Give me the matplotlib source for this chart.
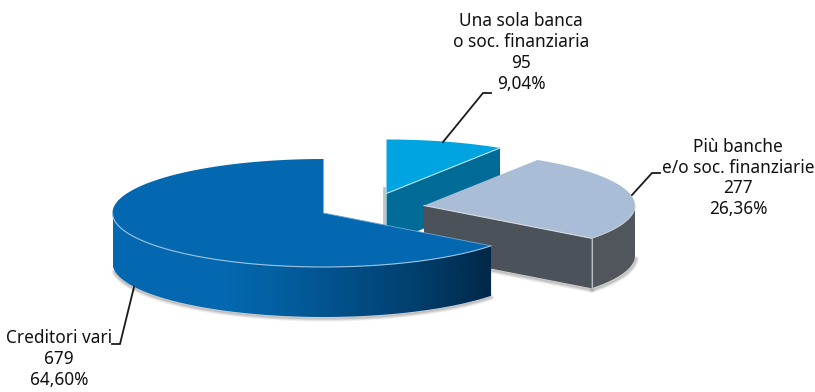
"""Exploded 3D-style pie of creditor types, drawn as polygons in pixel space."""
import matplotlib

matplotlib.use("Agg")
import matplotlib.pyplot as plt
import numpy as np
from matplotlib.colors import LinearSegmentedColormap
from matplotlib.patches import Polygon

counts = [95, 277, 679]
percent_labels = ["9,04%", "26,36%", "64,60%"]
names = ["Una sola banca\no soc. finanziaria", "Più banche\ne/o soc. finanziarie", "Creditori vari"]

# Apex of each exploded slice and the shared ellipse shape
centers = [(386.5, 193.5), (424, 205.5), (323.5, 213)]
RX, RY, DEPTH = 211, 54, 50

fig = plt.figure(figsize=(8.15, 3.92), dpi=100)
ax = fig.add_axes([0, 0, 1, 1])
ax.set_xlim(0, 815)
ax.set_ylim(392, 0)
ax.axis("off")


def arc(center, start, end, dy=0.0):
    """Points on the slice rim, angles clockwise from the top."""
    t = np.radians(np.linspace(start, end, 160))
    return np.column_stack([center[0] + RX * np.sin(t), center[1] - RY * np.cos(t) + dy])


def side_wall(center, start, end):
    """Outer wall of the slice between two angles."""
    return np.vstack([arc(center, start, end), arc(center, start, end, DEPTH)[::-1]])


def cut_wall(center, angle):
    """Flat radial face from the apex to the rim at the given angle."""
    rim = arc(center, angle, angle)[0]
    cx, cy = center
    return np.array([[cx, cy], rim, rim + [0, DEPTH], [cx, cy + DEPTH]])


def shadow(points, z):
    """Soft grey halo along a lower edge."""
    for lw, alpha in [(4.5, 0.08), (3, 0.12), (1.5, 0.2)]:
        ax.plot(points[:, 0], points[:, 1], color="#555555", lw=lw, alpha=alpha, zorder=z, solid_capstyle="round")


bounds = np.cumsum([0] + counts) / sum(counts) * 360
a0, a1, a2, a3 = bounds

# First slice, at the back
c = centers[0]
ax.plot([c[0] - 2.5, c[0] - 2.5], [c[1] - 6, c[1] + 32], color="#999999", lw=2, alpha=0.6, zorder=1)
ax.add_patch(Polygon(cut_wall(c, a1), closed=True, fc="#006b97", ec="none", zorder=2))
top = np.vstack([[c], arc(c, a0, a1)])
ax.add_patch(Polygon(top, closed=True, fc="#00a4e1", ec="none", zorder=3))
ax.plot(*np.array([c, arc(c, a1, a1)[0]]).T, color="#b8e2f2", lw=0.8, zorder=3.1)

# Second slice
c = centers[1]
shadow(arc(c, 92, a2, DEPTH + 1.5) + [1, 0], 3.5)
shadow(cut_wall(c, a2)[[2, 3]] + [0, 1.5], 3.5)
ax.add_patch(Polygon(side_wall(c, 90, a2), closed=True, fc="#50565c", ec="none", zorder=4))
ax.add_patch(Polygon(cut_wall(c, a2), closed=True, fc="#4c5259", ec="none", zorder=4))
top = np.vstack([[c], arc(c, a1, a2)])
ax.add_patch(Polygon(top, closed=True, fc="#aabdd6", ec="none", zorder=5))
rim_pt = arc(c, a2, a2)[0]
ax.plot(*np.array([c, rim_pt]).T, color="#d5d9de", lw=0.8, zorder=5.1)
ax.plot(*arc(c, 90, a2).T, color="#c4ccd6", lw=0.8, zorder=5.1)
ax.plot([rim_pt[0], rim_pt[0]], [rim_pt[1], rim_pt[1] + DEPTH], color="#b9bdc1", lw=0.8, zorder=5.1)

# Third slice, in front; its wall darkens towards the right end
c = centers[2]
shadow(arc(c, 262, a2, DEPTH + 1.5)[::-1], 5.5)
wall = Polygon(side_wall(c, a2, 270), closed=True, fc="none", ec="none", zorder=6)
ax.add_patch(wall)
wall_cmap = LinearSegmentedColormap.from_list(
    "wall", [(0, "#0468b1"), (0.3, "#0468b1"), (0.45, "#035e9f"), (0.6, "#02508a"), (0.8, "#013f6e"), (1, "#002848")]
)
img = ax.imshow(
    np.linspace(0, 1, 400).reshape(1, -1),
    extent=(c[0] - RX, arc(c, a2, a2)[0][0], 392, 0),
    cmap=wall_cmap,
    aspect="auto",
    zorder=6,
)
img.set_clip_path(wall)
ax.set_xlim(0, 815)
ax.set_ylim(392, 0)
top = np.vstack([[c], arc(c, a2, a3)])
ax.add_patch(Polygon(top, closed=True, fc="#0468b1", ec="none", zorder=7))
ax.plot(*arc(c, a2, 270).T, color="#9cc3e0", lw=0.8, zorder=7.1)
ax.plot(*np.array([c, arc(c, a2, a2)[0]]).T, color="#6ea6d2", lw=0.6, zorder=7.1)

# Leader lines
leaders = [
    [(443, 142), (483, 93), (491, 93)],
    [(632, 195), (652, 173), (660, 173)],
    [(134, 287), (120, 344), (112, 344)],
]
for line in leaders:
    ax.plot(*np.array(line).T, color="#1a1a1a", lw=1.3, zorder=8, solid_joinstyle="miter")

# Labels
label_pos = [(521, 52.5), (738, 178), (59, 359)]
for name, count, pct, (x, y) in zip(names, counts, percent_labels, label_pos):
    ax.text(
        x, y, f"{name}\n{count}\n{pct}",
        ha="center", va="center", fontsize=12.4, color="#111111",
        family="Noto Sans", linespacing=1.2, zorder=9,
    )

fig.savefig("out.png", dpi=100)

▸ **Goal**: Everything from the top line of the data down to and including the line with "from matplotlib.patches import Polygon" is to be copied, except the pictures.

▸ **Answer to the exercise**:
Give me the matplotlib source for this chart.
"""Exploded 3D-style pie of creditor types, drawn as polygons in pixel space."""
import matplotlib

matplotlib.use("Agg")
import matplotlib.pyplot as plt
import numpy as np
from matplotlib.colors import LinearSegmentedColormap
from matplotlib.patches import Polygon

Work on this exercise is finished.